Job Description
Responsibilities
- Design, implement, and manage CI/CD pipelines for automated builds, testing, and deployments.
- Maintain and optimize infrastructure as code (IaC) using tools like Terraform, Ansible, or CloudFormation.
- Manage cloud infrastructure (AWS, Azure, or GCP) for high availability and scalability.
- Implement and monitor container orchestration platforms (Kubernetes, Docker, EKS, AKS, GKE).
- Ensure system reliability through logging, monitoring, and alerting solutions (Prometheus, Grafana, ELK/EFK, CloudWatch).
- Drive automation initiatives to reduce manual effort and improve system efficiency.
- Collaborate with development, QA, and security teams to enable DevSecOps practices.
- Troubleshoot production issues, perform root cause analysis, and apply permanent fixes.
- Contribute to disaster recovery and backup planning.
- Mentor junior engineers and share best practices within the team.
Required Skills & Qualifications
- 8-12 years of proven experience in DevOps, Site Reliability Engineering, or Cloud Infrastructure roles.

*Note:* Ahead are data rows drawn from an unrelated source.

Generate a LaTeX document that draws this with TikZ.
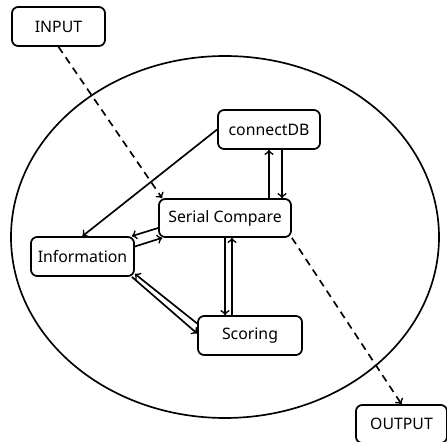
\documentclass[tikz,border=0pt]{standalone}
\usepackage{fontspec}
\setmainfont{Noto Sans}
\tikzset{
  box/.style={draw, line width=1pt, rounded corners=3.5pt, minimum height=0.78cm, font=\fontsize{9}{11}\selectfont},
  flow/.style={draw, line width=0.95pt, ->},
  io/.style={flow, dash pattern=on 4.2pt off 3pt},
}
\begin{document}
\begin{tikzpicture}
\useasboundingbox (0,0) rectangle (8.94,-8.84);
\draw[line width=0.95pt] (4.5,-4.74) ellipse [x radius=4.28, y radius=3.62];

\node[box, minimum width=1.86cm] (in) at (1.17,-0.53) {INPUT};
\node[box, minimum width=2.04cm] (db) at (5.38,-2.59) {connectDB};
\node[box, minimum width=2.64cm, minimum height=0.76cm] (sc) at (4.5,-4.36) {Serial Compare};
\node[box, minimum width=2.06cm] (info) at (1.65,-5.13) {Information};
\node[box, minimum width=2.08cm] (sco) at (5.0,-6.71) {Scoring};
\node[box, minimum width=1.82cm, minimum height=0.76cm] (out) at (8.03,-8.48) {OUTPUT};

\path[io] (in.south) -- ([xshift=0.08cm]sc.north west);
\path[io] (sc.south east) -- (out.north);

\path[flow] (db.west) -- (info.north);
\path[flow] ([xshift=0.88cm]sc.north) -- (db.south);
\path[flow] ([xshift=0.26cm]db.south) -- ([xshift=1.14cm]sc.north);
\path[flow] (sc.south) -- ([xshift=-0.5cm]sco.north);
\path[flow] ([xshift=-0.36cm]sco.north) -- ([xshift=0.14cm]sc.south);
\path[flow] ([yshift=-0.2cm]sc.west) -- ([xshift=-0.06cm]info.north east);
\path[flow] ([yshift=0.2cm]info.east) -- ([xshift=0.08cm]sc.south west);
\path[flow] ([xshift=-0.06cm]info.south east) -- ([yshift=0.04cm]sco.west);
\path[flow] ([yshift=0.24cm]sco.west) -- ([yshift=0.06cm]info.south east);
\end{tikzpicture}
\end{document}
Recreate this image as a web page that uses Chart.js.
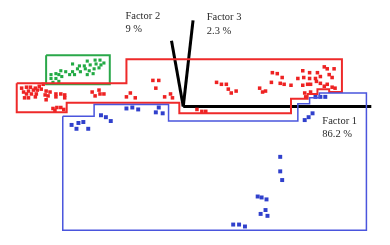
<!DOCTYPE html>
<html>
<head>
<meta charset="utf-8">
<script src="https://cdn.jsdelivr.net/npm/chart.js@4.4.0/dist/chart.umd.min.js"></script>
<style>
  body { margin: 0; background: #fff; }
  #chart { display: block; }
</style>
</head>
<body>
<canvas id="chart" width="390" height="245"></canvas>
<script>
// pontos (coordenadas do plano fatorial)
const greenPts = [
  [70,62],[85,59],[93,58],[98,58],[102,61],[77,64],[82,64],[88,63],[94,62],[99,63],
  [75,67],[83,67],[92,67],[97,66],[58,69],[63,70],[70,70],[78,70],[87,69],[53,72],
  [48,73],[56,73],[67,73],[72,73],[85,73],[91,72],[48,77],[53,77],[59,75],[50,81],[56,80]
];
const redPts = [
  [18,87],[23,86],[27,86],[32,87],[36,85],[40,83],[20,91],[25,90],[30,89],[34,89],
  [38,88],[43,90],[47,91],[23,93],[28,93],[33,93],[42,94],[45,95],[53,93],[58,93],
  [62,94],[21,97],[25,97],[32,96],[43,99],[53,96],[62,97],[50,108],[54,107],[58,107],
  [61,109],[52,110],[90,91],[97,89],[98,93],[102,93],[93,95],
  [152,79],[158,79],[155,87],[125,96],[129,92],[134,97],[164,96],[170,93],[172,97],
  [197,109],[202,111],[206,111],
  [217,81],[222,83],[227,83],[229,88],[232,92],[237,90],[261,87],[264,91],[267,90],
  [274,71],[279,72],[284,76],[273,81],[282,82],[286,83],[293,84],
  [305,69],[312,71],[306,76],[300,77],[312,77],[318,77],[320,71],[327,65],[330,67],
  [337,67],[332,73],[335,76],[323,75],[319,80],[323,82],[310,83],[305,84],[313,83],
  [330,83],[327,85],[335,86],[338,87],[307,92],[313,91],[308,96]
];
const bluePts = [
  [69,125],[76,123],[81,122],[74,129],[86,129],[99,115],[104,117],[109,121],
  [125,108],[131,107],[137,109],[155,112],[158,107],[162,113],
  [282,158],[282,173],[284,182],[259,199],[263,200],[268,202],[267,213],[262,217],
  [269,219],[234,228],[240,228],[246,230],
  [307,120],[311,117],[315,113],[318,96],[323,96],[328,96]
];

// contornos dos grupos
const greenBox = [[43,53],[108,53],[108,83],[43,83],[43,53]];
const redBox = [
  [13,82],[125,82],[125,57],[345,57],[345,91],[332,91],[332,88],[320,88],[320,93],
  [310,93],[310,98],[293,98],[293,113],[179,113],[179,102],[64,102],[64,112],[13,112],[13,82]
];
const blueBox = [
  [60,116],[92,116],[92,104],[168,104],[168,121],[300,121],[300,103],[312,103],
  [312,97],[322,97],[322,92],[370,92],[370,234],[60,234],[60,116]
];

// eixos fatoriais
const axis1 = [[183,106],[375,106]];
const axis2 = [[171,38],[183,106]];
const axis3 = [[193,17],[183,106]];

const labels = [
  { text: 'Factor 1', x: 325, y: 124 },
  { text: '86.2 %', x: 325, y: 137 },
  { text: 'Factor 2', x: 124, y: 15 },
  { text: '9 %', x: 124, y: 29 },
  { text: 'Factor 3', x: 207, y: 17 },
  { text: '2.3 %', x: 207, y: 31 }
];

const toXY = arr => arr.map(p => ({ x: p[0], y: p[1] }));

function outline(data, color, width) {
  return {
    data: toXY(data), showLine: true, borderColor: color, borderWidth: width,
    pointRadius: 0, fill: false, tension: 0, clip: false
  };
}
function dots(data, color, size) {
  return {
    data: toXY(data), showLine: false, pointStyle: 'rect', pointRadius: size,
    backgroundColor: color, borderWidth: 0, clip: false
  };
}

const textPlugin = {
  id: 'textos',
  afterDatasetsDraw(chart) {
    const { ctx, scales } = chart;
    ctx.save();
    ctx.font = '10.5px "Liberation Serif", "DejaVu Serif", serif';
    ctx.fillStyle = '#2a2a2a';
    ctx.textBaseline = 'alphabetic';
    labels.forEach(l => {
      ctx.fillText(l.text, scales.x.getPixelForValue(l.x), scales.y.getPixelForValue(l.y));
    });
    ctx.restore();
  }
};

new Chart(document.getElementById('chart'), {
  type: 'scatter',
  data: {
    datasets: [
      outline(blueBox, '#4a55dd', 1.5),
      outline(redBox, '#ee2a2a', 2),
      outline(greenBox, '#2aa84a', 2),
      dots(greenPts, '#22aa44', 2.2),
      dots(redPts, '#ee2222', 2.5),
      dots(bluePts, '#3040cc', 2.8),
      outline(axis1, '#000', 3),
      outline(axis2, '#000', 3),
      outline(axis3, '#000', 3)
    ]
  },
  options: {
    responsive: false,
    animation: false,
    layout: { padding: 0 },
    plugins: { legend: { display: false }, tooltip: { enabled: false } },
    scales: {
      x: { type: 'linear', min: 0, max: 390, display: false },
      y: { type: 'linear', min: 0, max: 245, reverse: true, display: false }
    }
  },
  plugins: [textPlugin]
});
</script>
</body>
</html>
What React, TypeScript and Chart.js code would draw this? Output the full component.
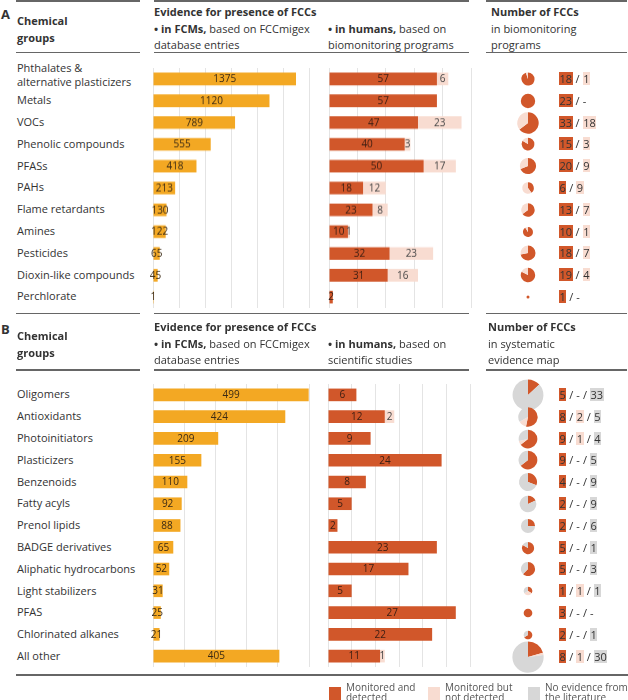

- Strong expertise in cloud platforms: AWS / Azure / GCP.
- Hands-on experience with CI/CD tools: Jenkins, GitLab CI, GitHub Actions, ArgoCD, etc.
- Proficiency in Infrastructure as Code (IaC): Terraform, Ansible, Helm.
- Solid understanding of Kubernetes & containerization.
- Knowledge of networking, load balancing, security, and firewalls in cloud environments.
- Expertise in monitoring, logging, and observability.
- Scripting/programming skills in Python, Bash, or Go.
- Familiarity with DevSecOps practices and security compliance standards.